T24 - Temiz suya erişim, bugünden itibaren temel insan hakları arasında yer alacak. Birleşmiş Milletler'in aldığı kararla yeryüzünde yaşayan her insanın temiz içme suyuna erişim hakkı resmen tanınmış oldu.
Tıpkı beslenme hakkı, işkence ya da ırkçı ayrımcılığa uğramadan yaşama hakkı gibi... Karar sıfıra karşı 122 oyla kabul edilirken, aralarında ABD'nin de bulunduğu 41 ülke çekimser oy kullandı.
Karar tasarısını gündeme getiren Bolivya'nın BM nezdindeki Büyükelçisi Pablo Solon, sebebini şöyle açıkladı;
“İnsan vücudunun büyük bir kısmı sudan oluşuyor. Vücudumuzun yaklaşık üçte ikisi ve beynimizin yüzde 75'i sudan oluşuyor. Haftalarca yemek yemeden hayatta kalmak mümkün. Ancak susuz birkaç gün bile hayatta kalınamaz”
Kuraklık ve ölüm artıyor...
İnsan hayatta kalabilmek için suya bu denli bağımlıyken, BM çevre programının verileri vahim bir tablo sergiliyor. Araştırmaya göre yeryüzünde yaklaşık 884 milyon insanın temiz ve içilebilir suya erişimi bulunmuyor. Ve yine 2 milyar 700 milyon insan da tuvalet ve diğer sıhhî şartlardan uzak yaşıyor. Bunun bedeli oldukça ağır. Solon; “İçme suyu eksikliği ve sıhhi olmayan koşulların neden olduğu hastalıklar, savaşlarda olduğundan daha fazla insan kaybına sebep oluyor. İshal, beş yaşın altındaki çocuklar arasında ikinci büyük ölüm sebebi. İçme suyu kıtlığı, AİDS, sıtma ve kızamıktan daha fazla çocuk ölümlerine yol açıyor” diyerek, Pablo Solon, kirli suyun yaratabileceği felakete dikkat çekti. Nitekim her yıl iki milyonun üzerinde insan, içme suyu kıtlığı ya da kirli suyun neden olduğu hastalıklar nedeniyle hayatını kaybediyor.

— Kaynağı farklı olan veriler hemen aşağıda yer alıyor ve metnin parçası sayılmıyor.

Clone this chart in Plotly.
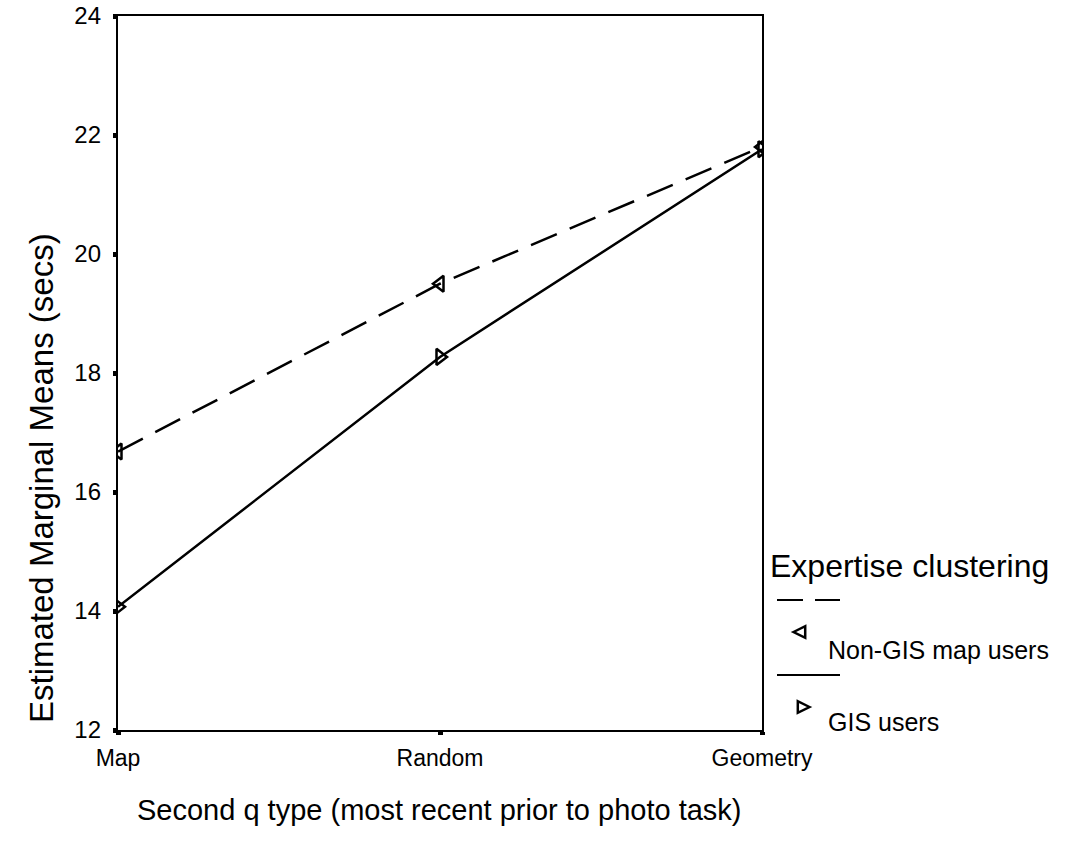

Sanayi ülkeleri çekimser kaldı
Su kıtlığı ve tarım arazilerinin kuraklık nedeniyle çölleşmesi, önceleri özellikle Afrika ve Asya'nın bir sorunuydu. Bugün ise Avrupa'ya kadar uzanmış durumda. İspanya'nın güney bölgelerindeki çöl alanları her yıl yaklaşık 1 km kuzeye doğru ilerliyor. Ve sayıları hızla artan dünyanın birçok bölgesinde su sıkıntısı, ülke içinde ve ülkeler arasında silahlı çatışmalara yol açıyor.
Almanya karardan yana çıktı
BM'deki oylamada çekimser kalan 41 ülkenin büyük bölümünü gelişmiş sanayi ülkeleri oluşturdu. Özellikle ABD, Kanada ve İngiltere, kararın oylama aşamasına gelmesini engellemeye çalışsalar da bu kez başarılı olamadılar. Gelişmiş ülkelerden Almanya, Belçika, İtalya, İspanya ve Norveç ise tasarıyı destekleyenler arasındaydı. Almanya'nın Birleşmiş Milletler (BM) nezdindeki daimi temsilcisi Büyükelçi Peter Wittig; “Almanya, BM'nin milenyum hedefleri arasında yer alan dünyada yoksulluğun yarıya indirilmesi konusunda kendisini yükümlü hissediyor. Bu hedefler arasında temiz suya ulaşamayan insanların sayısını 2015 yılına kadar yarı yarıya azaltmak da yer alıyor" diyerek, ABD ve diğer sanayi ülkelerinin endişelerine ve olumsuz değerlendirmelerine katılmadığını ifade etti.